» PROVIDED DATA
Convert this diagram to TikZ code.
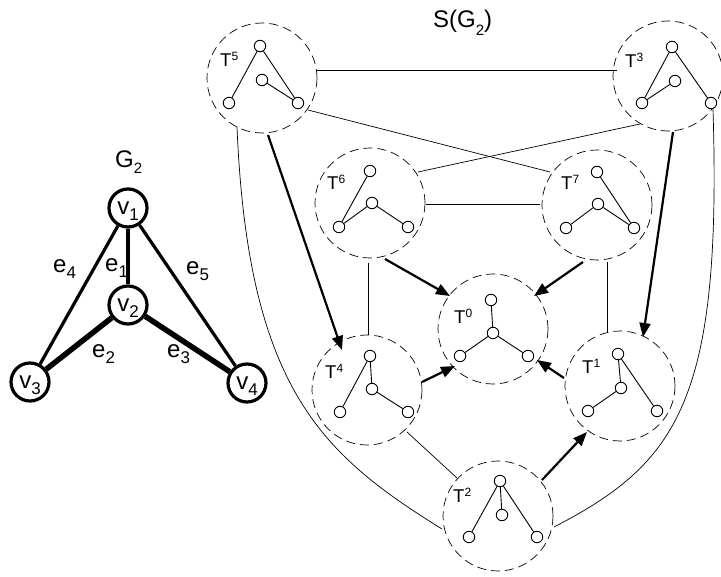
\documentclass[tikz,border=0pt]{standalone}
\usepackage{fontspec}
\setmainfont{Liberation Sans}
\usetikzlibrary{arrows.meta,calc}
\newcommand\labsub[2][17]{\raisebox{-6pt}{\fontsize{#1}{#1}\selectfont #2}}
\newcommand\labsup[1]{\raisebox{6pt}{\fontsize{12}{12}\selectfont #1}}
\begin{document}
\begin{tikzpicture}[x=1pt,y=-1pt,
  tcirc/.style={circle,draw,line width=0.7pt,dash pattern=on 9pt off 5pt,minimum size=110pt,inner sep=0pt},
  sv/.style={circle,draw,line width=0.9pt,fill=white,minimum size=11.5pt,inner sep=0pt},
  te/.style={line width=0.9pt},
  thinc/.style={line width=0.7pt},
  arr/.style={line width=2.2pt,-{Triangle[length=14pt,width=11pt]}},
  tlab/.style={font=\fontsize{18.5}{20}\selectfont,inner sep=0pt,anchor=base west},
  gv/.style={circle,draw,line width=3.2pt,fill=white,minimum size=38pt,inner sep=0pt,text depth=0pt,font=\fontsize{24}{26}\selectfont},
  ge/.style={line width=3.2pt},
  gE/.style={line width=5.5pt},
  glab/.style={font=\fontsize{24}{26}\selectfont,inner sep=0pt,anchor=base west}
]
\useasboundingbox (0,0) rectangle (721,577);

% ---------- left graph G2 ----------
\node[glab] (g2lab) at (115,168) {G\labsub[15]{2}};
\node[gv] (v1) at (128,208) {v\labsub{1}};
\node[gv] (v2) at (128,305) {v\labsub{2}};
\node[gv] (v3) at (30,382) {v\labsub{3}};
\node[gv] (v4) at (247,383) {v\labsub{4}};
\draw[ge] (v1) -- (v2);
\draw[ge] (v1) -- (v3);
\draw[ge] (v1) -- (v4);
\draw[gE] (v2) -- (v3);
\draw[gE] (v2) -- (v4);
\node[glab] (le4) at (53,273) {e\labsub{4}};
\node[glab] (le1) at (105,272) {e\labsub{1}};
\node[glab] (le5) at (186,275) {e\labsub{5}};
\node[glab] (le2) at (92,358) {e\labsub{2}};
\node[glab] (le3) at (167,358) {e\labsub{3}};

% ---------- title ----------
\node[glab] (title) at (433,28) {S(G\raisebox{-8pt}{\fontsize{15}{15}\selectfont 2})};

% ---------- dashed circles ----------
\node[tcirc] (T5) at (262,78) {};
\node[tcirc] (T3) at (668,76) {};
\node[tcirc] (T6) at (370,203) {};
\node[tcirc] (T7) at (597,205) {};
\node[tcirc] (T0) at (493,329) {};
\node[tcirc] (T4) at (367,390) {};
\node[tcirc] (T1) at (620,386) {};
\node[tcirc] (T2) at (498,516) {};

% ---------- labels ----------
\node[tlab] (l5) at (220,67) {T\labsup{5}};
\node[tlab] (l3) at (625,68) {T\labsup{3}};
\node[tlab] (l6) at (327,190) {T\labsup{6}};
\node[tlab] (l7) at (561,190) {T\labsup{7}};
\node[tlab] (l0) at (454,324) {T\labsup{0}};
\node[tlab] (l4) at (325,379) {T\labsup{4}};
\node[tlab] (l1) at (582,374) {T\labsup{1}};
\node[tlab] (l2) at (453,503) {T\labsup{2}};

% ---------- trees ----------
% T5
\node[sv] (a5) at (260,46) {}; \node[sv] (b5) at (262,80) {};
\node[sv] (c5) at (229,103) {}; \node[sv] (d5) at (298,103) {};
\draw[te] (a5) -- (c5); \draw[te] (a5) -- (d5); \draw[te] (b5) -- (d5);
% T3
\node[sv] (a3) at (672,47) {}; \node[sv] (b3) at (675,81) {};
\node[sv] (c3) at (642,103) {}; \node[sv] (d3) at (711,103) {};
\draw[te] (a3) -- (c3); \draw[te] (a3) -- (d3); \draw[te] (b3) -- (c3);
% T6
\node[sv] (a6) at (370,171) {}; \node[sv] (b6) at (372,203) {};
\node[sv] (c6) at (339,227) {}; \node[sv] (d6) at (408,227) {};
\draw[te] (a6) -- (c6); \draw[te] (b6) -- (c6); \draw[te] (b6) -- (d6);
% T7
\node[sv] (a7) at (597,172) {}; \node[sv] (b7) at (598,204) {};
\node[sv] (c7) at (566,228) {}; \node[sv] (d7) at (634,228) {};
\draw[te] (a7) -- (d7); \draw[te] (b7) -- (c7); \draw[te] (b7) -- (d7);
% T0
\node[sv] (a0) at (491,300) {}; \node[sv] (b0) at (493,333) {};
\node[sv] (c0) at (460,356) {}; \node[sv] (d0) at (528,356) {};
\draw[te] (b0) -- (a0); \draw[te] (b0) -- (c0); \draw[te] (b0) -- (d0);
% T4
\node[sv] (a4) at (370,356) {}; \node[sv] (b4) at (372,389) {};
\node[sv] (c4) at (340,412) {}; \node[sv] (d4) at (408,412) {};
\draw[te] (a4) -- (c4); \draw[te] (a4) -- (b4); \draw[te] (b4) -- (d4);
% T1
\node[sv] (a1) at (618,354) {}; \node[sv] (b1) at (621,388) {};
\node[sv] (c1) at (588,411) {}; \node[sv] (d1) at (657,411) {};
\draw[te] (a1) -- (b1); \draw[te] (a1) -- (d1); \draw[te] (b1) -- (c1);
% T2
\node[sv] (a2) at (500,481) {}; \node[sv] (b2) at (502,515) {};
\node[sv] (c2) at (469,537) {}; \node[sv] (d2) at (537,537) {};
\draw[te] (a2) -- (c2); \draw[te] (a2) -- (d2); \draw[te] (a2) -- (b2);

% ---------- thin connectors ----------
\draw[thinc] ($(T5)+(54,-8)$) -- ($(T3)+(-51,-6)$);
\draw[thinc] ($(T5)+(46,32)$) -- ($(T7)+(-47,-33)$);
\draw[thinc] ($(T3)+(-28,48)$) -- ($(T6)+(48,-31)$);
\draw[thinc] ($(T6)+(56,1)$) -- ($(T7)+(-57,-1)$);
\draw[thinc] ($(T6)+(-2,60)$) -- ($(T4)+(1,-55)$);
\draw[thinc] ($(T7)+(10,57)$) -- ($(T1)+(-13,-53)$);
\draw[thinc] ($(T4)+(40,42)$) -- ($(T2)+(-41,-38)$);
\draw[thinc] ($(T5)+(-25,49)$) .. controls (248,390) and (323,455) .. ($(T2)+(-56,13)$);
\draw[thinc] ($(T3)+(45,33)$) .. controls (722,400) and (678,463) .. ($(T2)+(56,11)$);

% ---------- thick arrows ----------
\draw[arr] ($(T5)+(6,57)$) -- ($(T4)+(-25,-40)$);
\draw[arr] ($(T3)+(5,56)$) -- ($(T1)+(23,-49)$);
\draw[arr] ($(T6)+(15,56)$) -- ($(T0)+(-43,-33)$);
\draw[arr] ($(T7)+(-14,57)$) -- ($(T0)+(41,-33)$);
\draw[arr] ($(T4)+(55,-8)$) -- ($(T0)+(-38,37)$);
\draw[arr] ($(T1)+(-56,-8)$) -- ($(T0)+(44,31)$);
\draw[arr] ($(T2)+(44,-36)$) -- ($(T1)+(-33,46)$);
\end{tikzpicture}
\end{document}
--
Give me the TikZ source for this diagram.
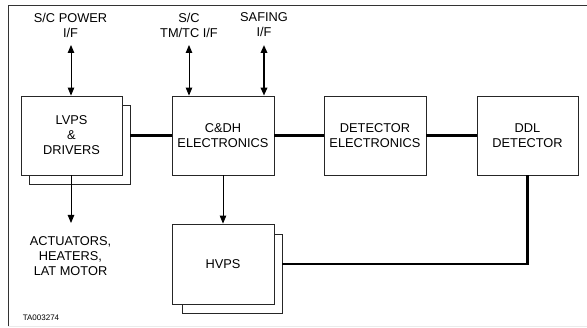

» PROBLEM REQUIREMENTS
Lines holding the word "diagram" should be counted across the entries; state only how many there are.

» WRITTEN ANSWER
2